AWS Auto Scaling automatically adjusts compute resources, such as EC2 instances, in response to real-time demand. Whether you're handling sudden traffic spikes or scaling down during quiet hours, it ensures peak performance, seamless availability, and optimal cost efficiency without the hassle of manual intervention.

Introduction to Auto Scaling

Auto Scaling is a cloud computing feature that automatically adjusts the resources allocated to your application based on its current demand. This ensures optimal performance and cost efficiency by scaling up or down resources as needed. It's a core component of many cloud platforms, including AWS, Azure, and Google Cloud, and is crucial for handling fluctuating traffic and maintaining application availability.

Autoscaling is a cloud computing feature that enables organizations to scale cloud services such as server capacities or virtual machines up or down automatically, based on defined situations such as traffic or utilization levels. Cloud computing providers, such as Amazon Web Services (AWS), Microsoft Azure, and Google Cloud Platform (GCP), offer autoscaling tools.

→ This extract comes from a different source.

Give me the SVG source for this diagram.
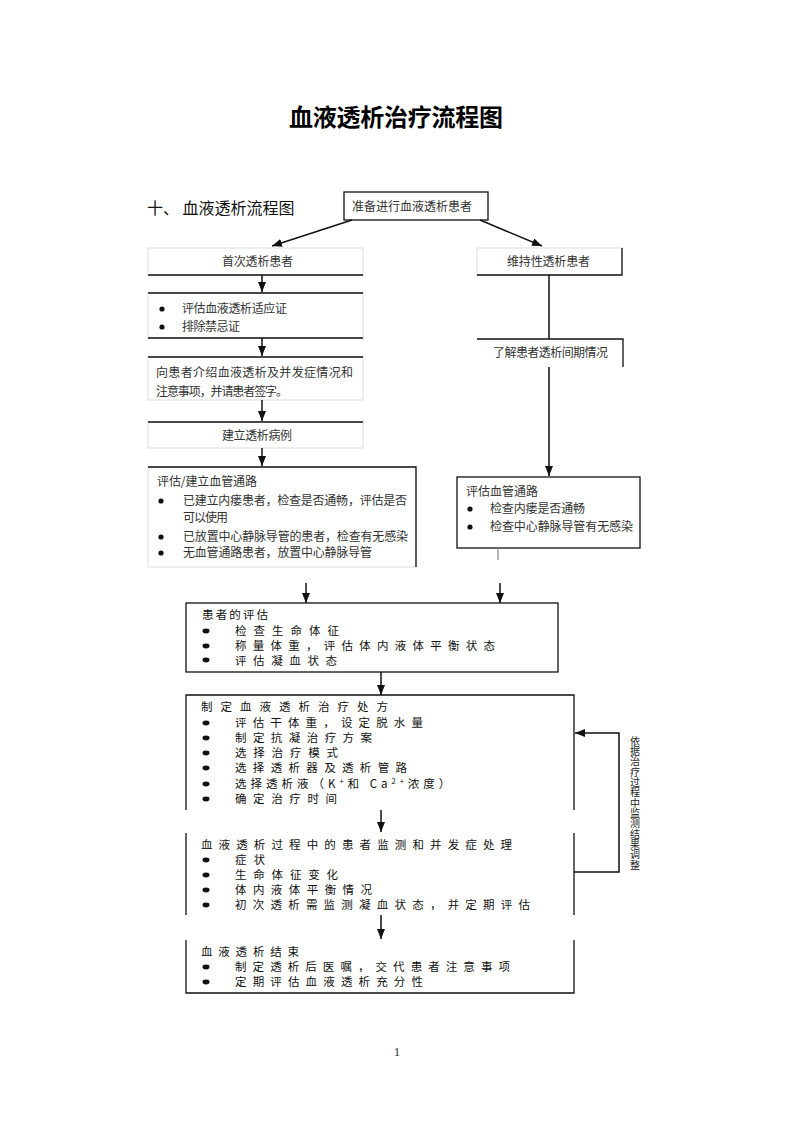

Core autoscaling features also allow lower cost, reliable performance by seamlessly increasing and decreasing new instances as demand spikes and drops. As such, autoscaling provides consistency despite the dynamic and, at times, unpredictable demand for applications.

The overall benefit of autoscaling is that it eliminates the need to respond manually in real-time to traffic spikes that merit new resources and instances by automatically changing the active number of servers. Each of these servers requires configuration, monitoring and decommissioning, which is the core of autoscaling.

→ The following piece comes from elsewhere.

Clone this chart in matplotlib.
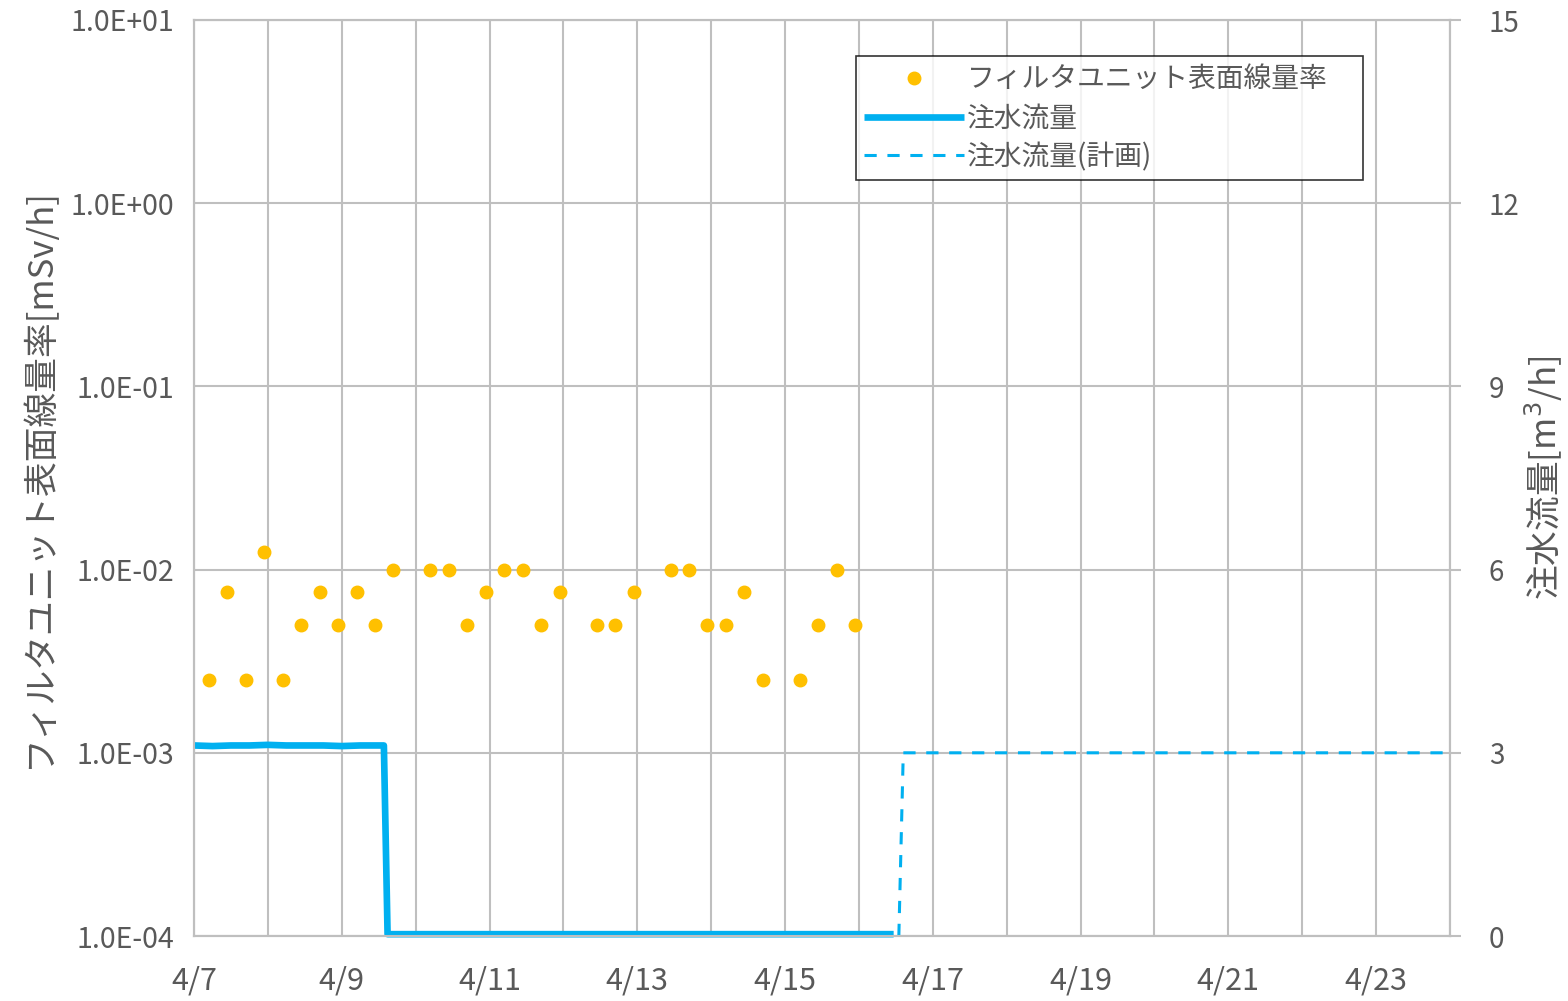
import matplotlib.pyplot as plt
import numpy as np

plt.rcParams['font.family'] = ['Noto Sans CJK JP', 'DejaVu Sans']

# x values are days after 4/7 00:00
dose_t = [0.2 + 0.25 * k for k in range(36)]
dose = [2.5e-3, 7.5e-3, 2.5e-3, 1.25e-2, 2.5e-3, 5e-3, 7.5e-3, 5e-3, 7.5e-3, 5e-3,
        1e-2, np.nan, 1e-2, 1e-2, 5e-3, 7.5e-3, 1e-2, 1e-2, 5e-3, 7.5e-3,
        np.nan, 5e-3, 5e-3, 7.5e-3, np.nan, 1e-2, 1e-2, 5e-3, 5e-3, 7.5e-3,
        2.5e-3, np.nan, 2.5e-3, 5e-3, 1e-2, 5e-3]

flow_t = [0.0, 0.25, 0.5, 0.75, 1.0, 1.25, 1.5, 1.75, 2.0, 2.25, 2.5, 2.57, 2.62, 5.0, 9.47]
flow = [3.12, 3.11, 3.12, 3.12, 3.13, 3.12, 3.12, 3.12, 3.11, 3.12, 3.12, 3.12, 0.03, 0.03, 0.03]

plan_t = [9.54, 9.6, 17.0]
plan = [0.0, 3.0, 3.0]

day_labels = ['4/7', '', '4/9', '', '4/11', '', '4/13', '', '4/15', '', '4/17', '',
              '4/19', '', '4/21', '', '4/23', '']
left_ticks = [1e-4, 1e-3, 1e-2, 1e-1, 1e0, 1e1]
left_labels = ['1.0E-04', '1.0E-03', '1.0E-02', '1.0E-01', '1.0E+00', '1.0E+01']
right_ticks = [0, 3, 6, 9, 12, 15]

txt = '#595959'
grid = '#BFBFBF'
blue = '#00B0F0'

fig = plt.figure(figsize=(15.68, 10.01), dpi=100)
ax = fig.add_axes([194 / 1568, 1 - 936 / 1001, (1450 - 194) / 1568, (936 - 20) / 1001])
ax2 = ax.twinx()

ax.set_yscale('log')
ax.set_ylim(1e-4, 1e1)
ax.set_xlim(0, 17)
ax.set_xticks(range(18))
ax.set_xticklabels(day_labels)
ax.set_yticks(left_ticks)
ax.set_yticklabels(left_labels)
ax.minorticks_off()
ax.grid(True, color=grid, lw=1.5)
ax.set_axisbelow(True)
ax.tick_params(axis='both', length=0, colors=txt)
ax.tick_params(axis='x', pad=21, labelsize=22)
ax.tick_params(axis='y', pad=14, labelsize=20.5)
ax.set_ylabel('フィルタユニット表面線量率[mSv/h]', fontsize=25, color=txt, labelpad=10)

ax2.set_ylim(0, 15)
ax2.set_yticks(right_ticks)
ax2.tick_params(axis='y', length=8, color=grid, width=1.5, labelcolor=txt,
                labelsize=20, pad=20)
ax2.set_ylabel('注水流量[m$^3$/h]', fontsize=25, color=txt, labelpad=2)

for a in (ax, ax2):
    for s in a.spines.values():
        s.set_color(grid)
        s.set_linewidth(1.5)

ax.plot(dose_t, dose, 'o', color='#FFC000', ms=9, zorder=3,
        label='フィルタユニット表面線量率')
ax2.plot(flow_t, flow, color=blue, lw=4.8, clip_on=False, solid_capstyle='butt',
         label='注水流量')
ax2.plot(plan_t, plan, color=blue, lw=2.2, ls=(0, (4, 3.5)), label='注水流量(計画)')

h1, l1 = ax.get_legend_handles_labels()
h2, l2 = ax2.get_legend_handles_labels()
leg = ax2.legend(h1 + h2, l1 + l2, loc='upper left', mode='expand',
                 bbox_to_anchor=((856 - 194) / 1256, 1 - 36 / 916, (1363 - 856) / 1256, 0.0),
                 fontsize=20, frameon=True, fancybox=False, edgecolor='black',
                 handlelength=3.6, handletextpad=0.1, borderpad=0.3, labelspacing=0.32,
                 borderaxespad=0)
leg.get_frame().set_linewidth(1.2)
for t in leg.get_texts():
    t.set_color(txt)

fig.savefig('out.png', dpi=100, facecolor='white')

For instance, when such a spike is driven by a distributed denial of service (DDoS) attack, it can be difficult to recognize. More efficient monitoring of autoscaling metrics and better autoscaling policies can sometimes help a system respond quickly to this issue. Similarly, an auto scaling database automatically scales capacity up or down, starts up, or shuts down based on the needs of an application.

Advantages of Auto Scaling

Auto scaling provides several advantages:

Cost. When loads are low, auto scaling allows both companies managing their own infrastructure and businesses that rely on cloud infrastructure to send some servers to sleep. This reduces electricity costs and water costs where water is used in cooling. Cloud auto scaling also means paying for total usage instead of maximum capacity.

Security. Auto scaling also protects against application, hardware, and network failures by detecting and replacing unhealthy instances while still providing application resiliency and availability.

Availability. Auto scaling improves availability and uptime, especially when production workloads are less predictable.

While many businesses have a set daily, weekly, or yearly cycle to govern server use, auto scaling is different in that it reduces the chance of having too many or too few servers for the actual traffic load. This is because auto scaling is responsive to actual usage patterns, in contrast to a static scaling solution.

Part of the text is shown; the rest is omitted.